━━━ Raw data

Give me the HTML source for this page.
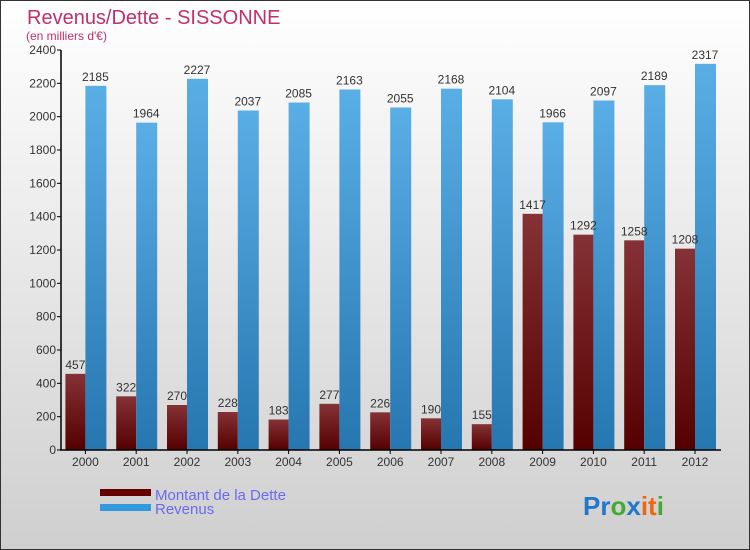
<!DOCTYPE html>
<html><head><meta charset="utf-8"><style>
body{margin:0;}
#wrap{width:748px;height:548px;border:1px solid #333;background:linear-gradient(#ffffff,#cfcfcf);position:relative;font-family:"Liberation Sans",sans-serif;overflow:hidden}
</style></head><body>
<div id="wrap">
<svg width="748" height="548" viewBox="1 1 748 548" xmlns="http://www.w3.org/2000/svg">
<defs>
<linearGradient id="gb" x1="0" y1="0" x2="0" y2="1"><stop offset="0" stop-color="#5aaee6"/><stop offset="1" stop-color="#2676b0"/></linearGradient>
<linearGradient id="gr" x1="0" y1="0" x2="0" y2="1"><stop offset="0" stop-color="#853236"/><stop offset="1" stop-color="#550000"/></linearGradient>
</defs>
<text x="27" y="24" font-size="20" fill="#c0306a">Revenus/Dette - SISSONNE</text>
<text x="26" y="40" font-size="12" fill="#c0306a">(en milliers d'€)</text>
<g id="plot"></g>
<rect x="100" y="489" width="51" height="7" fill="#650000"/>
<text x="155" y="500" font-size="15" fill="#6a6af0">Montant de la Dette</text>
<rect x="100" y="504" width="51" height="7" fill="#3399dd"/>
<text x="155" y="514" font-size="15" fill="#6a6af0">Revenus</text>
<text x="583" y="515" font-size="26" font-weight="bold"><tspan fill="#2277cc">Pr</tspan><tspan fill="#44aa33">o</tspan><tspan fill="#2277cc">x</tspan><tspan fill="#ee6611">it</tspan><tspan fill="#44aa33">i</tspan></text>
</svg>
</div>
<script>
const categories=["2000","2001","2002","2003","2004","2005","2006","2007","2008","2009","2010","2011","2012"];
const dette=[457,322,270,228,183,277,226,190,155,1417,1292,1258,1208];
const revenus=[2185,1964,2227,2037,2085,2163,2055,2168,2104,1966,2097,2189,2317];
const yTicks=[0,200,400,600,800,1000,1200,1400,1600,1800,2000,2200,2400];
const NS="http://www.w3.org/2000/svg";
const g=document.getElementById('plot');
const x0=60,band=50.8,yMax=2400,yTop=50,yBot=450;
const y=v=>yBot-(v/yMax)*(yBot-yTop);
const cx=i=>x0+band*(i+0.5);
function mk(t,a){const e=document.createElementNS(NS,t);for(const k in a)e.setAttribute(k,a[k]);g.appendChild(e);return e;}
yTicks.forEach(v=>{
  const l=mk('line',{x1:57,x2:61,y1:y(v),y2:y(v),stroke:'#000'});
  
  
  const t=mk('text',{x:56,y:y(v)+4,'font-size':12,'text-anchor':'end',fill:'#333'});
  t.textContent=v;
  
  
});
categories.forEach((c,i)=>{
  const c0=cx(i);
  const r=mk('rect',{x:c0-20,y:y(dette[i]),width:20,height:yBot-y(dette[i]),fill:'url(#gr)'});
  
  
  const b=mk('rect',{x:c0,y:y(revenus[i]),width:21,height:yBot-y(revenus[i]),fill:'url(#gb)'});
  
  
  const t1=mk('text',{x:c0-10,y:y(dette[i])-5,'font-size':12,'text-anchor':'middle',fill:'#333'});
  t1.textContent=dette[i];
  
  
  const t2=mk('text',{x:c0+10,y:y(revenus[i])-5,'font-size':12,'text-anchor':'middle',fill:'#333'});
  t2.textContent=revenus[i];
  
  
  const xt=mk('line',{x1:c0,x2:c0,y1:450,y2:454,stroke:'#000'});
  
  
  const xl=mk('text',{x:c0,y:466,'font-size':12,'text-anchor':'middle',fill:'#333'});
  xl.textContent=c;
  
  
});
const ya=mk('line',{x1:61,x2:61,y1:50,y2:450,stroke:'#000','stroke-width':1.5});


const xa=mk('line',{x1:60,x2:721,y1:450,y2:450,stroke:'#000','stroke-width':1.5});


</script>
</body></html>
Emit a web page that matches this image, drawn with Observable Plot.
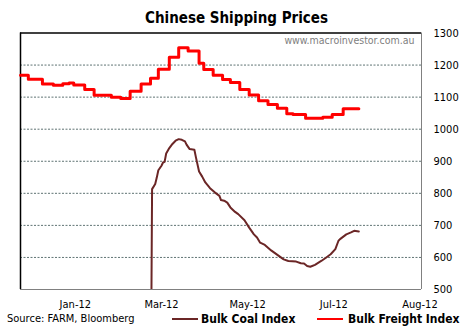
<!DOCTYPE html>
<html><head><meta charset="utf-8">
<script src="https://cdn.jsdelivr.net/npm/d3@7"></script>
<script src="https://cdn.jsdelivr.net/npm/@observablehq/plot@0.6"></script>
<style>
body{margin:0;background:#fff;font-family:"DejaVu Sans Condensed","DejaVu Sans",sans-serif;}
#wrap{width:464px;height:333px;position:relative;overflow:hidden;background:#fff;}
#title{height:20px;padding-top:8px;padding-left:9px;line-height:20px;text-align:center;font-weight:bold;font-size:15px;color:#000;}
#chart svg{display:block;overflow:visible;background:transparent;}
#foot{position:relative;height:14px;font-size:11px;color:#000;}
#foot span{position:absolute;top:0;line-height:14px;white-space:nowrap;}
.sw{height:0;border-top:2px solid;top:6px !important;width:26px;}
.lg{font-weight:bold;font-size:12px;}
</style></head>
<body>
<div id="wrap">
<div id="title">Chinese Shipping Prices</div>
<div id="chart"></div>
<div id="foot">
  <span style="left:7px">Source: FARM, Bloomberg</span>
  <span class="sw" style="left:172px;border-color:#6b2626"></span>
  <span class="lg" style="left:201px">Bulk Coal Index</span>
  <span class="sw" style="left:317px;border-color:#ff0000"></span>
  <span class="lg" style="left:348px">Bulk Freight Index</span>
</div>
</div>
<script>
const xDomain = ["2011-12-16", "2012-08-28"];
const xTicks = ["2012-01-20", "2012-03-15", "2012-05-09", "2012-07-03", "2012-08-27"];
const yTicks = [500, 600, 700, 800, 900, 1000, 1100, 1200, 1300];

const freightDates = ["2011-12-16","2011-12-21","2011-12-30","2012-01-06","2012-01-12","2012-01-16","2012-01-19","2012-01-26","2012-02-01","2012-02-12","2012-02-18","2012-02-24","2012-03-02","2012-03-08","2012-03-13","2012-03-20","2012-03-26","2012-04-01","2012-04-08","2012-04-11","2012-04-17","2012-04-23","2012-04-28","2012-05-04","2012-05-10","2012-05-16","2012-05-22","2012-05-28","2012-06-03","2012-06-07","2012-06-15","2012-06-26","2012-07-02","2012-07-09","2012-07-19"];
const freightValues = [1168,1156,1141,1137,1142,1144,1138,1124,1106,1100,1096,1118,1141,1159,1187,1224,1254,1244,1206,1186,1168,1155,1146,1124,1107,1089,1077,1065,1048,1046,1034,1037,1046,1064,1064];

const coalDates = ["2012-03-08","2012-03-09","2012-03-11","2012-03-12","2012-03-13","2012-03-15","2012-03-16","2012-03-17","2012-03-18","2012-03-20","2012-03-22","2012-03-24","2012-03-26","2012-03-28","2012-03-30","2012-03-31","2012-04-02","2012-04-05","2012-04-06","2012-04-08","2012-04-10","2012-04-12","2012-04-15","2012-04-18","2012-04-21","2012-04-22","2012-04-24","2012-04-26","2012-04-28","2012-05-01","2012-05-03","2012-05-07","2012-05-10","2012-05-13","2012-05-15","2012-05-17","2012-05-20","2012-05-24","2012-05-28","2012-06-01","2012-06-04","2012-06-09","2012-06-12","2012-06-14","2012-06-16","2012-06-18","2012-06-21","2012-06-25","2012-06-28","2012-07-01","2012-07-04","2012-07-06","2012-07-07","2012-07-11","2012-07-14","2012-07-16","2012-07-19"];
const coalValues = [0,813,829,849,872,886,896,898,924,941,954,964,969,967,962,952,938,936,912,868,852,834,816,803,792,779,777,771,756,742,735,716,693,672,662,646,639,622,608,594,589,587,582,581,573,571,577,589,599,610,626,652,657,672,678,683,681];

const watermark = "www.macroinvestor.com.au";

const parse = s => new Date(s);
const freight = freightDates.map((d, i) => ({date: parse(d), value: freightValues[i]}));
const coal = coalDates.map((d, i) => ({date: parse(d), value: coalValues[i]}));
const xd = xDomain.map(parse);
const yMin = yTicks[0], yMax = yTicks[yTicks.length - 1];

const chart = Plot.plot({
  width: 464,
  height: 284,
  marginLeft: 20,
  marginRight: 43,
  marginTop: 4.5,
  marginBottom: 23,
  style: {fontFamily: '"DejaVu Sans Condensed","DejaVu Sans",sans-serif', fontSize: "11px", background: "transparent", color: "#000"},
  x: {type: "utc", domain: xd, ticks: xTicks.map(parse), tickFormat: d3.utcFormat("%b-%y"), tickSize: 0, tickPadding: 11, label: null},
  y: {domain: [yMin, yMax], ticks: yTicks, tickFormat: d3.format("d"), axis: "right", tickSize: 0, tickPadding: 12, label: null},
  marks: [
    Plot.ruleY(yTicks.slice(1, -1), {stroke: "#5f7373", strokeDasharray: "2,1.5", strokeWidth: 1}),
    Plot.ruleY([yMin], {stroke: "#808080", strokeWidth: 1}),
    Plot.ruleX([xd[1]], {stroke: "#808080", strokeWidth: 1}),
    Plot.ruleY([yMax], {stroke: "#000", strokeWidth: 1.5}),
    Plot.ruleX([xd[0]], {stroke: "#000", strokeWidth: 1.5}),
    Plot.text([watermark], {frameAnchor: "top-right", dx: -7, dy: 4, fill: "#808080", fontSize: 10.5, textAnchor: "end", lineAnchor: "top"}),
    Plot.line(freight, {x: "date", y: "value", curve: "step-after", stroke: "#ff0000", strokeWidth: 3}),
    Plot.line(coal, {x: "date", y: "value", stroke: "#6b2626", strokeWidth: 2, clip: true})
  ]
});
document.getElementById("chart").appendChild(chart);
</script>
</body></html>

━━━━━━

=== Exercise brief ===
Find each line holding the string "this" and copy it out.

=== Solved exercise ===
Give me the HTML source for this page.
Emit a web page that matches this image, drawn with Observable Plot.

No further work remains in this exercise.